# [WHAT THIS TASK INVOLVES]
Copy all lines of the listing that include the string "script".

# [TASK INPUT]
# # # # #

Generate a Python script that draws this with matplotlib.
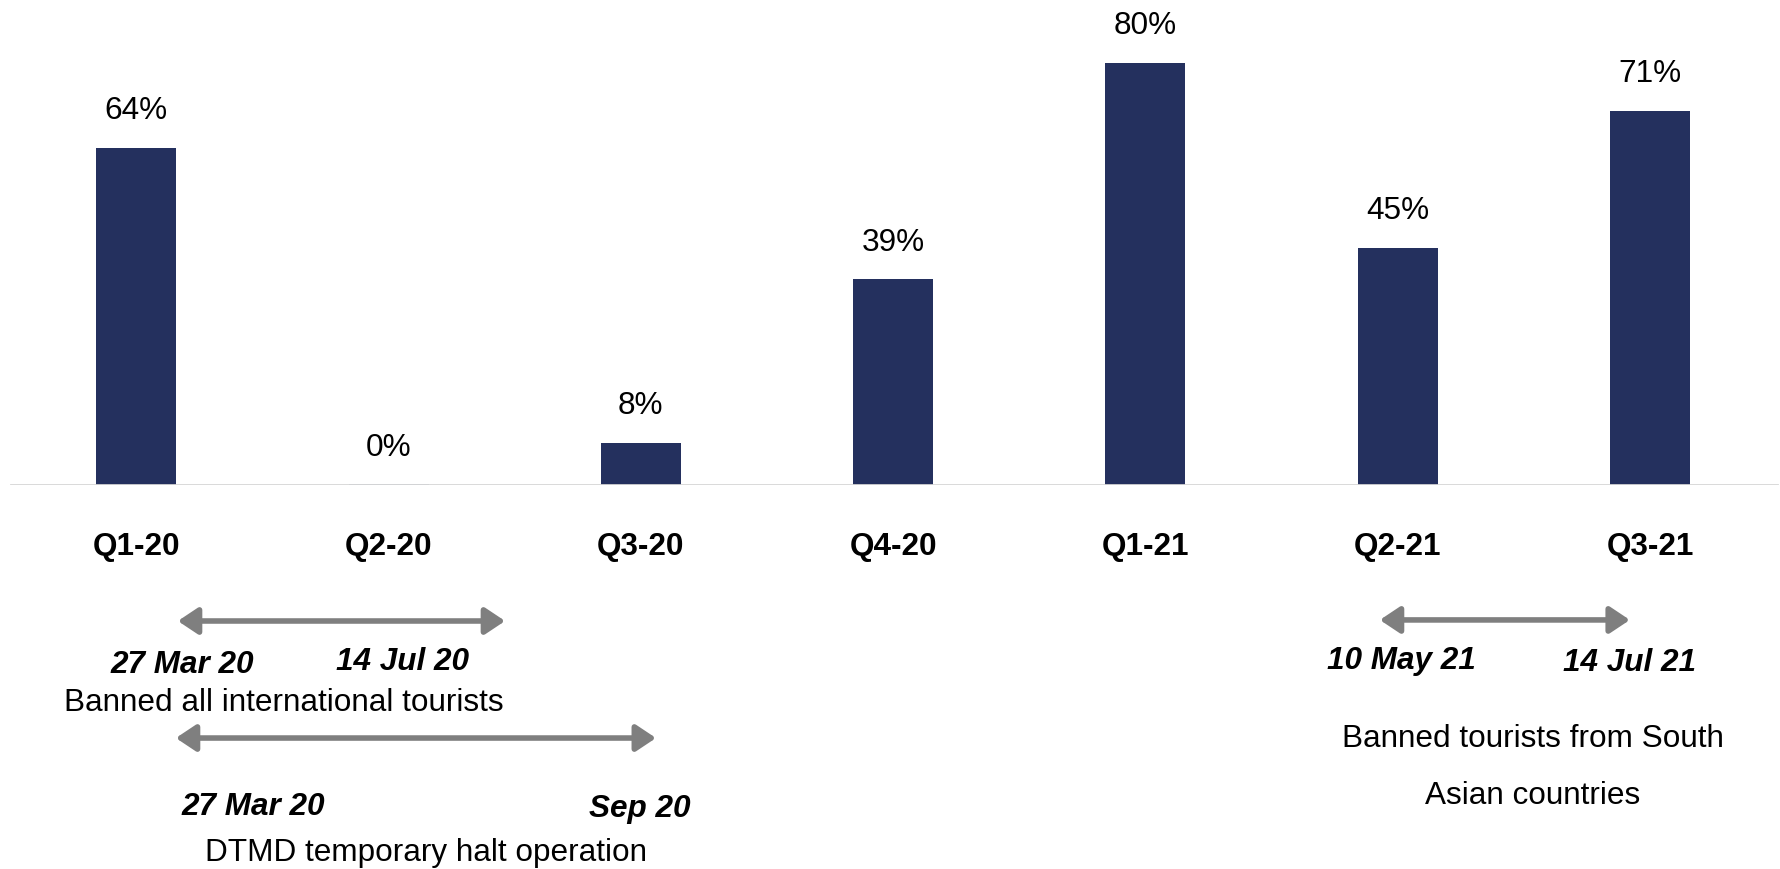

# # # # #

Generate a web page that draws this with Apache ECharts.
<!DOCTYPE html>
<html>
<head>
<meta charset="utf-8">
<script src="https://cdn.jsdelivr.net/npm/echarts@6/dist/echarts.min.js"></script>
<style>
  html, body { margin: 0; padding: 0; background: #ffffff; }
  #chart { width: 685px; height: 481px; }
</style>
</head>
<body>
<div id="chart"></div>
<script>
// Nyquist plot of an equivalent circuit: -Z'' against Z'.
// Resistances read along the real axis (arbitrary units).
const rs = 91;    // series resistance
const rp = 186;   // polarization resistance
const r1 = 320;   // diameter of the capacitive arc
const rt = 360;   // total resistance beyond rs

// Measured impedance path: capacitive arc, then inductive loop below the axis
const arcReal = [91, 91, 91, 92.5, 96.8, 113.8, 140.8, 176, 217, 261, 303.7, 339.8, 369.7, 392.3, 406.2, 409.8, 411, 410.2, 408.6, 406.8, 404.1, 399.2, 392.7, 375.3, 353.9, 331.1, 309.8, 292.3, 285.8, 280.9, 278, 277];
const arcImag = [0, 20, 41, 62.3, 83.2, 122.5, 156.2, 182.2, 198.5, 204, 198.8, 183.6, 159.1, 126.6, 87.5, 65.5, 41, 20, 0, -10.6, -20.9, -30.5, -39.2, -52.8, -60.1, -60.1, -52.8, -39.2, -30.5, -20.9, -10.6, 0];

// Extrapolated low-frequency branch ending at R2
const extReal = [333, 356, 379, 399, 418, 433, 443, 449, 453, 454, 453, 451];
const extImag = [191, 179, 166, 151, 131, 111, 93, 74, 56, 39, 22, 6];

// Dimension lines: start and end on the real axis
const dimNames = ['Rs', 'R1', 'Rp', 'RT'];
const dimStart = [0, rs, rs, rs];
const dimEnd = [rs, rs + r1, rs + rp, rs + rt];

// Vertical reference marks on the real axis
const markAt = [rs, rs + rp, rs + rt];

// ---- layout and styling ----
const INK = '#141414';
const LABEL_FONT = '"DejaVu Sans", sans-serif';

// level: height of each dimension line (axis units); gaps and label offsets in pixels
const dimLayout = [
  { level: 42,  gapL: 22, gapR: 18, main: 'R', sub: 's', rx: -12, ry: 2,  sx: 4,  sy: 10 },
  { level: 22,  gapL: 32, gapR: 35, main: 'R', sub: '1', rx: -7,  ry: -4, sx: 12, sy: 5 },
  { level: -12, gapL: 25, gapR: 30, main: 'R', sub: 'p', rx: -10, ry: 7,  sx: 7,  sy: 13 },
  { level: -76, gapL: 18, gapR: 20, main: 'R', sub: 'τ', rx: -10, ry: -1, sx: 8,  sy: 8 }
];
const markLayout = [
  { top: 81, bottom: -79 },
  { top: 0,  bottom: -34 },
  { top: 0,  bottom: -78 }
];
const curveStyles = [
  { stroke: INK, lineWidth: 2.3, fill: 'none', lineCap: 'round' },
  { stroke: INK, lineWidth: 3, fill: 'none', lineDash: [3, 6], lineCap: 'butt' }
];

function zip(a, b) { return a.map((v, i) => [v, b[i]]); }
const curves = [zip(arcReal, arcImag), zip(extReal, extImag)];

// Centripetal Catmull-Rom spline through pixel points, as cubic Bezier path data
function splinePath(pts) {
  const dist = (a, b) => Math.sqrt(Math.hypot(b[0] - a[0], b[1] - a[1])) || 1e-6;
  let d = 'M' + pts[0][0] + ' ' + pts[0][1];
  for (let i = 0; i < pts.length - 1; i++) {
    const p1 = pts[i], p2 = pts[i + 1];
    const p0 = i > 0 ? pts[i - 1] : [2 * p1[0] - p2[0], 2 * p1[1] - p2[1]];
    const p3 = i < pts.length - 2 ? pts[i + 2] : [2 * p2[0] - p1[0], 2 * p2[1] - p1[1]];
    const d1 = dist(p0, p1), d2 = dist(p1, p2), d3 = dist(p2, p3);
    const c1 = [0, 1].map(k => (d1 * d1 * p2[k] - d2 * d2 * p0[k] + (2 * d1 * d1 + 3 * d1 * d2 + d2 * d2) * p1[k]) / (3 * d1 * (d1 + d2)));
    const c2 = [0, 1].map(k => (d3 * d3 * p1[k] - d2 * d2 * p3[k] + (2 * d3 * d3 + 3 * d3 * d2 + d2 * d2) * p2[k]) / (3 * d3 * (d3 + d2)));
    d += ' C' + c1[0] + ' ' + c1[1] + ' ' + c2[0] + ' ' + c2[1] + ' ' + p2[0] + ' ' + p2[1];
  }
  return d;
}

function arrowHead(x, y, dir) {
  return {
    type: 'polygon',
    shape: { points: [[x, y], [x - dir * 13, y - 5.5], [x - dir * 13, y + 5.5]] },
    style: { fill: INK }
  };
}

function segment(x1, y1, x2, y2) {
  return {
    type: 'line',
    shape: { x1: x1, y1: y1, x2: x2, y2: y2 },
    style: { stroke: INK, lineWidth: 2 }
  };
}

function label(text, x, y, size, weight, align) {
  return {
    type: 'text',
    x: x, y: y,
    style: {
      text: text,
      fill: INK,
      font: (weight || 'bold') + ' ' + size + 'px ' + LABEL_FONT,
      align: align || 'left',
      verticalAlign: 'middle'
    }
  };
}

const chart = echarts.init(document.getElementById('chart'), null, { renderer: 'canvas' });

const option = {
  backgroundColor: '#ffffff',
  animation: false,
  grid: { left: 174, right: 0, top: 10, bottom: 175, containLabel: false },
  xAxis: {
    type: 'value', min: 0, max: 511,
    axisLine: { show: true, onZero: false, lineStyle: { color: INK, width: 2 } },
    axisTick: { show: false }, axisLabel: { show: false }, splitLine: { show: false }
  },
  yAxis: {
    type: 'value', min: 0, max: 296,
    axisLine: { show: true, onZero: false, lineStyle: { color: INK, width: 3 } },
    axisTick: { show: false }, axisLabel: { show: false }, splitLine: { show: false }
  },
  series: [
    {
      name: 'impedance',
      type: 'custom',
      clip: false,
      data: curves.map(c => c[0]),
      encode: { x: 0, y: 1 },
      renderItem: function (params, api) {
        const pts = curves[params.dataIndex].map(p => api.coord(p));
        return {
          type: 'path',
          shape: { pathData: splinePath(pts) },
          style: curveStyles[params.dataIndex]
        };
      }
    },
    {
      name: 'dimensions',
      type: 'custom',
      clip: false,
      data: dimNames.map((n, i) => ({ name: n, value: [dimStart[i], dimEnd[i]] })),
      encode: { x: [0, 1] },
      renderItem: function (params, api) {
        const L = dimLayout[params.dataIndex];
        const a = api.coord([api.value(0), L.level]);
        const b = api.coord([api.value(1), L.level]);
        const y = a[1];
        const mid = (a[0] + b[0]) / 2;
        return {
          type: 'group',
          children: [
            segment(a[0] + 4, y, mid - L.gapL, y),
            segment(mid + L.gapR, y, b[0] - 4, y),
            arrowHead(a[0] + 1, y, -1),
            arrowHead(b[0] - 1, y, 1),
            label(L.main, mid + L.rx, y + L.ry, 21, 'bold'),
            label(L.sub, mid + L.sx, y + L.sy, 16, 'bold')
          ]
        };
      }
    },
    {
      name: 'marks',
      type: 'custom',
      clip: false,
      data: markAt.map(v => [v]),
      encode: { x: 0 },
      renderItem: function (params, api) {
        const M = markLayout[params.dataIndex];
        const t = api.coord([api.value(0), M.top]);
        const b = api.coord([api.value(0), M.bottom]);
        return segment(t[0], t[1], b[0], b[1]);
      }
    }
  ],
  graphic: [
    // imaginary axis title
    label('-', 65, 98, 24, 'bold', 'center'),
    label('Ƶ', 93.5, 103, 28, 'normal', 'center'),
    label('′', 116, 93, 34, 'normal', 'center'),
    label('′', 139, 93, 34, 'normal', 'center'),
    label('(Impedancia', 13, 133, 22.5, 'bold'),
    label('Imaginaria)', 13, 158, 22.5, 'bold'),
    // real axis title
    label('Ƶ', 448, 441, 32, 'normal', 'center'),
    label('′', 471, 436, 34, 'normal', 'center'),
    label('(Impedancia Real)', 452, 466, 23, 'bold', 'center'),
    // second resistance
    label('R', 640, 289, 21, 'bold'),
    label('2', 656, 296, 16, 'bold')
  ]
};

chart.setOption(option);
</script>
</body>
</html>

# # # # #

# [TASK RESULT]
Generate a Python script that draws this with matplotlib.
<script src="https://cdn.jsdelivr.net/npm/echarts@6/dist/echarts.min.js"></script>
<script>
</script>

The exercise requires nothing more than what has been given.